British clothing retailer

Pour Moi Ltd (generally known as Pour Moi) is a British multinational fashion brand specialising in lingerie, swimwear, nightwear, clothing and sportswear which has its headquarters in Brighton, England. Pour Moi has three stores based in Chester and Leeds selling online to over 50 countries worldwide.

== History ==
Pour Moi started in Macclesfield, Cheshire in 1998 and began selling bras via independent boutique Elle Lingerie in Rugby in 2005. They launched their first independent retail store in Macclesfield, followed by another shop in Chester soon afterwards, along with concessions in Figleaves and Littlewoods.

Pour Moi has grown its base of wholesale clients to include Asos, Next and Zalando and entered the US market with Bare Necessities in 2019. In January 2019, Pour Moi acquired Charnos, Lepel & LF Intimates.

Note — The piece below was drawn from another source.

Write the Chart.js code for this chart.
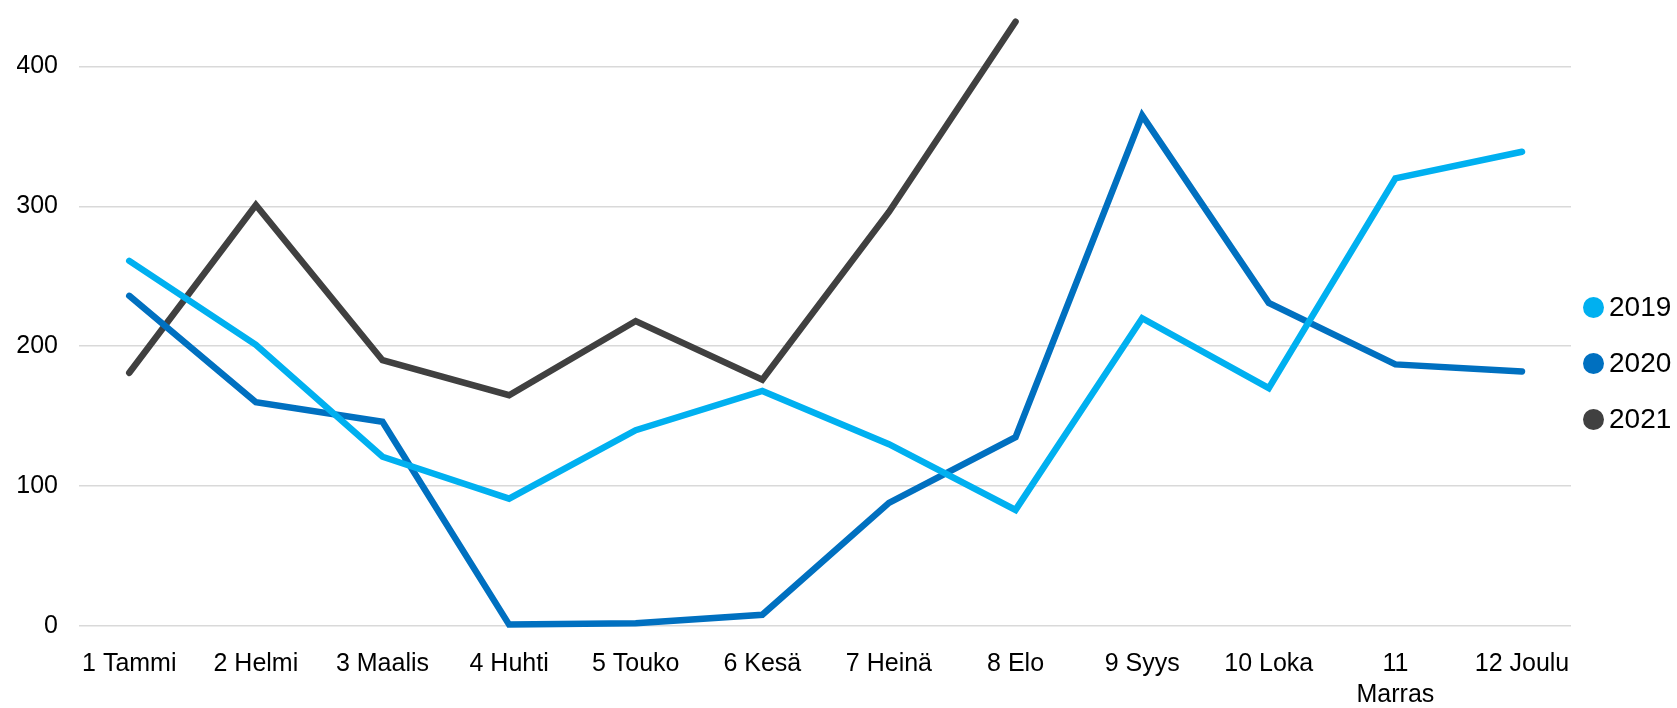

Pour Moi launched its direct-to-consumer website in 2015, and a US website in December 2020.

== Operations ==
Pour Moi has a three channel model: wholesale, via partners such as Asos and Next; direct-to-consumer via its two websites, and via its stores in Chester and Leeds.

Pour Moi works closely with celebrities & influencers, releasing edits with Love Island star India Reynolds, actress Helen Flanagan, television and media personality Vicky Pattison and Jess Wright from The Only Way is Essex. Its Energy Empower U/W Lightly Padded Sports Bra has received several recommendations from publications such as Closer, Good Housekeeping and Women's Running.

It also collaborated with Melanie Brown to launch its 'Own Your Confidence' campaign. With additional collaboration with the style guru, television presenter and star of How To Look Good Naked, Gok Wan, who joined forces with Pour Moi on the continuation of their Own Your Confidence campaign.

== Management ==
Michael Thomson is the CEO and Founder of Pour Moi.

== Awards ==
Pour Moi was announced of the womenswear brand of the year at the 2022 Drapers Awards. Previously it was shortlisted as a finalist in the 2021 Drapers Awards for Lingerie Brand of the Year and Best Marketing Campaign of 2021 with the #GetYourWiggleOn Campaign. Pour Moi was shortlisted as a finalist in the Drapers Awards in 2019, in the Lingerie Brand of the Year category.

In 2022 Pour Moi launch of their own initiative, the Pour Moi Uplifting Women Awards, an event that recognises the amazing achievements of women from across the UK. Following the success of its 2022 awards evening, Pour Moi hosted the second Pour Moi Uplifting Women Awards in 2023 with broadcast presenter and journalist Vanessa Feltz appearing as one of the judges.